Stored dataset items

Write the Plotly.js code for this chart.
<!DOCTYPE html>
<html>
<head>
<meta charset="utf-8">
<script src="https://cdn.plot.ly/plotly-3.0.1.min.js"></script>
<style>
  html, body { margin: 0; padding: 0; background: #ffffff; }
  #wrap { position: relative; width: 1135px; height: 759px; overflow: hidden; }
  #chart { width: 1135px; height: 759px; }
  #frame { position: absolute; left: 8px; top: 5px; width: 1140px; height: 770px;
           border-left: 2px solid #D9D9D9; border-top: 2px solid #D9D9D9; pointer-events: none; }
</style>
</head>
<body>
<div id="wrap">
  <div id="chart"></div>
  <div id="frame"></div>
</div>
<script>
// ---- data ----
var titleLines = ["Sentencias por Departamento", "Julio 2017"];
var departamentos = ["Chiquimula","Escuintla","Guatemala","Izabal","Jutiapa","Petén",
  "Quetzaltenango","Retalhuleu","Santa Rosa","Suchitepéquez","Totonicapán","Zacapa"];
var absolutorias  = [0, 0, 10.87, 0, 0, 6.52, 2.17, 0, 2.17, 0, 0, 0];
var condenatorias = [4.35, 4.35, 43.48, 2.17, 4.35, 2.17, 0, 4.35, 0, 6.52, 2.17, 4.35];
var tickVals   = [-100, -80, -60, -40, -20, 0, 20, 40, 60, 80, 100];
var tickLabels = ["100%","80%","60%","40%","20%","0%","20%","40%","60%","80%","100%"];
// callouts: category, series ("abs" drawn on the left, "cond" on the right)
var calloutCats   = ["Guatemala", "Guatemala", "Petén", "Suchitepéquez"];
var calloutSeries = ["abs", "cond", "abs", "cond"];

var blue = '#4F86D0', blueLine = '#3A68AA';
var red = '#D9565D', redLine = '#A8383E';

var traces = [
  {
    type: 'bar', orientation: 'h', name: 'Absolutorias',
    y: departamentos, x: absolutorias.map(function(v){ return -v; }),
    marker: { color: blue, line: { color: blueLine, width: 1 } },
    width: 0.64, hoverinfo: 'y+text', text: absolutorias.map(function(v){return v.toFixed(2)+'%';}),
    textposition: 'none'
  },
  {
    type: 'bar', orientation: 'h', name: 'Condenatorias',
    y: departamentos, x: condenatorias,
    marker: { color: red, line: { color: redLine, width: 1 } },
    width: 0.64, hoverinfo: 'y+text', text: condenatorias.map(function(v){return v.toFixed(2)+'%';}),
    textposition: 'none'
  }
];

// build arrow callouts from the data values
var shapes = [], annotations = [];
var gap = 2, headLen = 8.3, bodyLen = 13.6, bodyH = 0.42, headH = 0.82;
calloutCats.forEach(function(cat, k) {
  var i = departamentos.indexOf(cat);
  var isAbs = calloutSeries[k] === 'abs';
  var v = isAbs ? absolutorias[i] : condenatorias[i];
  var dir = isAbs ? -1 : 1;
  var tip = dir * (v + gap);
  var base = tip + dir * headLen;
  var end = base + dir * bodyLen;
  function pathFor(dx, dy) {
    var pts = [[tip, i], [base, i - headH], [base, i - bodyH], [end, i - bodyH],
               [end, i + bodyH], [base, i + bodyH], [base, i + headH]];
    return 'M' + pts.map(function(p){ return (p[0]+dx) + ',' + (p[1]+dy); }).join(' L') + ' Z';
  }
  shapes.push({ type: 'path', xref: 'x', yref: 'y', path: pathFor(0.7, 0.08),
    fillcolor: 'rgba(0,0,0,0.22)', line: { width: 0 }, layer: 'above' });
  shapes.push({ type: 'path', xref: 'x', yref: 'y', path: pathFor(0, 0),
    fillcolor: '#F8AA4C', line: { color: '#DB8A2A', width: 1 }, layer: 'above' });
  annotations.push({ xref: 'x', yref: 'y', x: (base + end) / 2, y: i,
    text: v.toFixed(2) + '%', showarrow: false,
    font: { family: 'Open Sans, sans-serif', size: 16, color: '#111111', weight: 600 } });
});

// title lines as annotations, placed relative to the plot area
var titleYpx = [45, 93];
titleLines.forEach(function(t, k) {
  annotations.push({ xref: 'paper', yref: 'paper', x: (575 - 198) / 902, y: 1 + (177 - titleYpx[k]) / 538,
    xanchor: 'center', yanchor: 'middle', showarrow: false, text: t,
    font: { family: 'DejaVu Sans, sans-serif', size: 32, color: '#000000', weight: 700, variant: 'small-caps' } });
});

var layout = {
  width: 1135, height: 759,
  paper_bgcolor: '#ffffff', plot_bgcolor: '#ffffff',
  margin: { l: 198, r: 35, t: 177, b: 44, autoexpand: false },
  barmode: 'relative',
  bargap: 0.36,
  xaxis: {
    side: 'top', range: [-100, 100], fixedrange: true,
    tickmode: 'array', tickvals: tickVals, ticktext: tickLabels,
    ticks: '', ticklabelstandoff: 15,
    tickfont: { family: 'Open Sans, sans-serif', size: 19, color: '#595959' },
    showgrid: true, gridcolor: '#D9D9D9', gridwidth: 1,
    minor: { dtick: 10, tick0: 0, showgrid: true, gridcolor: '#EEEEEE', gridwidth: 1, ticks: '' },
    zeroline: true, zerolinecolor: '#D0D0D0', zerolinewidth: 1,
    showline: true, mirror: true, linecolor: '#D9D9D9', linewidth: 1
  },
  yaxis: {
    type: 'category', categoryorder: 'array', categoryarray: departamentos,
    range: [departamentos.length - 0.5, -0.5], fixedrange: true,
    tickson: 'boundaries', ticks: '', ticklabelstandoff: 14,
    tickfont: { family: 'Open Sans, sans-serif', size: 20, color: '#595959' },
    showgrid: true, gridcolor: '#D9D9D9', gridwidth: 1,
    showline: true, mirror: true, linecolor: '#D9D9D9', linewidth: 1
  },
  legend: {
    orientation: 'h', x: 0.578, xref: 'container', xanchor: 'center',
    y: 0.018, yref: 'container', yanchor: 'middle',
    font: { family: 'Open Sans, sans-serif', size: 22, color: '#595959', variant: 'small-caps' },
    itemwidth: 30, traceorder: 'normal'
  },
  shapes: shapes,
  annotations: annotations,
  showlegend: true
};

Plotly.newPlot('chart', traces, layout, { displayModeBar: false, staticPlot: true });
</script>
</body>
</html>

--

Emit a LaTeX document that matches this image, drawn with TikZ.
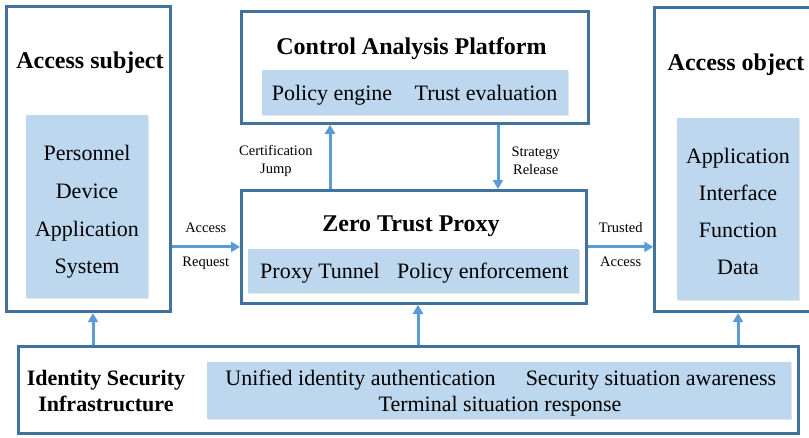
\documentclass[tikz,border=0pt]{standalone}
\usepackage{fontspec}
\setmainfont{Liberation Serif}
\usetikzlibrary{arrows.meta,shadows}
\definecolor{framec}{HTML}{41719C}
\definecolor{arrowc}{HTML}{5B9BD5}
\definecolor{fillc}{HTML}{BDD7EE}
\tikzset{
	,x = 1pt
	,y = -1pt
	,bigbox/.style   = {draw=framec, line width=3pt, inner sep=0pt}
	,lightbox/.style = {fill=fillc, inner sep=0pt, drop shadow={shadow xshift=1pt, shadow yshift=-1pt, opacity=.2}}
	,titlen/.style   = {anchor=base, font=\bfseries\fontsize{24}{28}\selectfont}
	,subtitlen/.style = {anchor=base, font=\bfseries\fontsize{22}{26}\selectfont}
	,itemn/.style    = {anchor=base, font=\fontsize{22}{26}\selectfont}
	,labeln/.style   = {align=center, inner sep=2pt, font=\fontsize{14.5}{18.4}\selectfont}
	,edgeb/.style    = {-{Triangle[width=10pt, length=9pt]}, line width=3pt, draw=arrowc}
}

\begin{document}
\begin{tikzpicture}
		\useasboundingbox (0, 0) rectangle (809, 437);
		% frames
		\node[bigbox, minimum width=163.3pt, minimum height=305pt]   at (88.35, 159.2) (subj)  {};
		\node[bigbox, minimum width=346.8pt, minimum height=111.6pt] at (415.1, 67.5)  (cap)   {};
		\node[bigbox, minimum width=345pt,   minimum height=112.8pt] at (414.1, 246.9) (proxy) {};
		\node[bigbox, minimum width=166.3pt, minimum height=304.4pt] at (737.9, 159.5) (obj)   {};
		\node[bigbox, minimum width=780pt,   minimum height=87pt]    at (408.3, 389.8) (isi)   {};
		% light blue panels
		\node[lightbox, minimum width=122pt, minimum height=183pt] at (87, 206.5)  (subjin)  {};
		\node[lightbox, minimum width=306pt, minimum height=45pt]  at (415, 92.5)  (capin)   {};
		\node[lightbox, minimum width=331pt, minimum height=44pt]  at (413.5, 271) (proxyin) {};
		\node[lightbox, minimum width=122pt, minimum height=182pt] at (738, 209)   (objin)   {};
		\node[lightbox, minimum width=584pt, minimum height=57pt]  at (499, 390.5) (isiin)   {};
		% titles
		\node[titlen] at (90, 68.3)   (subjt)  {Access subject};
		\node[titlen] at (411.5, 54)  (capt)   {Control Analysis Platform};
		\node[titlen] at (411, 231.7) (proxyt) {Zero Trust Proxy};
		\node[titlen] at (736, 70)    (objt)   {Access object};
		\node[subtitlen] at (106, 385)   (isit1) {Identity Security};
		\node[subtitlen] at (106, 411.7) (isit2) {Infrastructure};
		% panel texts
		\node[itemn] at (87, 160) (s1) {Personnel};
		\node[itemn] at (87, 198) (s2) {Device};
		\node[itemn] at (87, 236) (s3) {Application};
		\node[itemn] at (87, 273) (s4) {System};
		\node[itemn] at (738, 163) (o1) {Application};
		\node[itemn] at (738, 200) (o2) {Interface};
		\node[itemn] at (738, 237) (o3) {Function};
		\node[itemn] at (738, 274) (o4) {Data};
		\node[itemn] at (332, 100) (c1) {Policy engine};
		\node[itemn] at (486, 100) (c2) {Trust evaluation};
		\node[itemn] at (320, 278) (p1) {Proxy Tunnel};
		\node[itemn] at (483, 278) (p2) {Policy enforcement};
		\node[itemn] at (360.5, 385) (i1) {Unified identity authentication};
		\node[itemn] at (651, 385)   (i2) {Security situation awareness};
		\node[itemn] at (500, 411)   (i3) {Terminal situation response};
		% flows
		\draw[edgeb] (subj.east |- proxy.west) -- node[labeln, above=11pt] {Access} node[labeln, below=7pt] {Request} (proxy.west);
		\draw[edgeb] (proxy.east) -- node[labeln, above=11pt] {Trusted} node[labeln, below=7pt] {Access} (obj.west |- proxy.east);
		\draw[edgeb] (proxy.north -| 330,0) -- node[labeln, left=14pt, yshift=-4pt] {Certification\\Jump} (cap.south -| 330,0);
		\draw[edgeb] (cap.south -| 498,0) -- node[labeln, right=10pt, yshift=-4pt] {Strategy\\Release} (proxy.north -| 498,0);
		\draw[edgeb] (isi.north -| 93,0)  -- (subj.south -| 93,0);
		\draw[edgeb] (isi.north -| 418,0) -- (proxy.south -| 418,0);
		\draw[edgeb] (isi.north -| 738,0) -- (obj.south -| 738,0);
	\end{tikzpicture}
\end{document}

---

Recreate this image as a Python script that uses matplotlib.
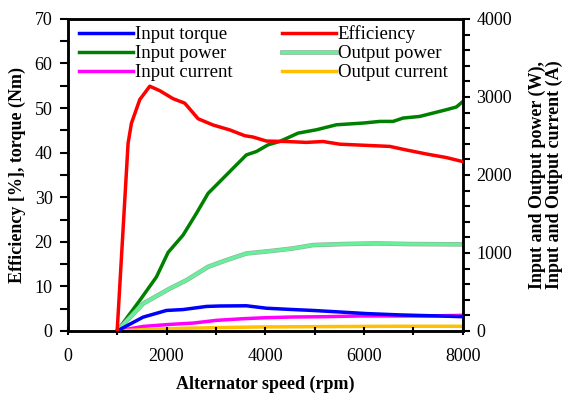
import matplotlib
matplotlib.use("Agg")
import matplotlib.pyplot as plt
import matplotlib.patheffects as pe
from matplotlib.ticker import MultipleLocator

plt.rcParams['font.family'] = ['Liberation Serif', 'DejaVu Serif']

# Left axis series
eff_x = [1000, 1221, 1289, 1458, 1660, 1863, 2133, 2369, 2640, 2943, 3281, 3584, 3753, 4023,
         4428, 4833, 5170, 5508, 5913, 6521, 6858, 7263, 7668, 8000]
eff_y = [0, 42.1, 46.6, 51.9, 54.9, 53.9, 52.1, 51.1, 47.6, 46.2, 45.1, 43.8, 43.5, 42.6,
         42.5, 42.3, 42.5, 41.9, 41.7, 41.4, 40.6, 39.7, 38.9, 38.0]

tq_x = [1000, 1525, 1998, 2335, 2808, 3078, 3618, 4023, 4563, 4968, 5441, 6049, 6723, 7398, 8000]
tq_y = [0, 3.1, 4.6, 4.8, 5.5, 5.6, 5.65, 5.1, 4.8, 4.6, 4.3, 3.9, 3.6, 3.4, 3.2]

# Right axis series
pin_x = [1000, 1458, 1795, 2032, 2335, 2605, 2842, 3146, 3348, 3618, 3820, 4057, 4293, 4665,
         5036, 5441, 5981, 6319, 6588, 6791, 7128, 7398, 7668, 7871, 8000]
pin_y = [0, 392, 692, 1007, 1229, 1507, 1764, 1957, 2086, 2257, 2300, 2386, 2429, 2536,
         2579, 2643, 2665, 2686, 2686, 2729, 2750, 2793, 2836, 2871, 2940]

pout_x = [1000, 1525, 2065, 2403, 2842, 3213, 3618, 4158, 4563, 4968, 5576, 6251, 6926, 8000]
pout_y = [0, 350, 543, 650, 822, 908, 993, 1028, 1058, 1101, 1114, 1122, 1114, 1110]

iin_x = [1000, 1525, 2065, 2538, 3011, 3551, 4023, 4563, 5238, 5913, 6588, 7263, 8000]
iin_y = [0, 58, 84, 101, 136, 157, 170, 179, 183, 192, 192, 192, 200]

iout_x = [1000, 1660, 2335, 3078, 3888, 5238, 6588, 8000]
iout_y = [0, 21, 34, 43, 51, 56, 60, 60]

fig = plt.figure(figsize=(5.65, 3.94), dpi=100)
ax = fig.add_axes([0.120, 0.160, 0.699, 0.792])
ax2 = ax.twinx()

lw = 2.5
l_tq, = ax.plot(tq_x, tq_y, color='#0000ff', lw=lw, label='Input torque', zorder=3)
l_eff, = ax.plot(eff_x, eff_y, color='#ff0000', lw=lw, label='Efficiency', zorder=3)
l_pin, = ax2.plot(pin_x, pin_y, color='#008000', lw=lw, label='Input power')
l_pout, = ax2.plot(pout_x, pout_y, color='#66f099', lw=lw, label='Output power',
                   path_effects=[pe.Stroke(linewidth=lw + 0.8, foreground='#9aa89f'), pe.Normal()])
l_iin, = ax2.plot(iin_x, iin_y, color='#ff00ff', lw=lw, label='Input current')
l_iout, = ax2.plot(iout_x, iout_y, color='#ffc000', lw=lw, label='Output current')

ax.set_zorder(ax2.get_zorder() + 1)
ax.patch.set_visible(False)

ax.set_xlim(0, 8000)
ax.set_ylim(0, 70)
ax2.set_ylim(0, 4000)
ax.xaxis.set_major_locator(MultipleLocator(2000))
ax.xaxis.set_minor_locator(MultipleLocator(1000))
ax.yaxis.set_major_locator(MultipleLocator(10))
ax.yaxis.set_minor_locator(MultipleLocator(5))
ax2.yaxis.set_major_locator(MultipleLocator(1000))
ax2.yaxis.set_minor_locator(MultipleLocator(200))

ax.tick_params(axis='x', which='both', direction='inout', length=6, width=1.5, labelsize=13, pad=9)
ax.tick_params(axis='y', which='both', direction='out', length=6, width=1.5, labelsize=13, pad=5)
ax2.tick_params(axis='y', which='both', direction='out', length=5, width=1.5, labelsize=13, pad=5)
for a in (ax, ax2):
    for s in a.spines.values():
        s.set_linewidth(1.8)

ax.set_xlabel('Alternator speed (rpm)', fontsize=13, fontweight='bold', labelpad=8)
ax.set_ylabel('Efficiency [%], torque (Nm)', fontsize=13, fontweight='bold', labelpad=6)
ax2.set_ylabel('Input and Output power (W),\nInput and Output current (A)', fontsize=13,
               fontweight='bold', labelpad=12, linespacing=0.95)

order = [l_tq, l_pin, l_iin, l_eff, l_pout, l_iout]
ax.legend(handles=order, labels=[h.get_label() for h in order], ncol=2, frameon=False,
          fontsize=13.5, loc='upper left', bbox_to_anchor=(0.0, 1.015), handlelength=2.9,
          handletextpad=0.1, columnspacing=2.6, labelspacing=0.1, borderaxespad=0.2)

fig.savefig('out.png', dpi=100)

WHAT TO DO
Copy each line above that contains the string "this".

ANSWER BELOW
Write the Plotly.js code for this chart.
Emit a LaTeX document that matches this image, drawn with TikZ.
Recreate this image as a Python script that uses matplotlib.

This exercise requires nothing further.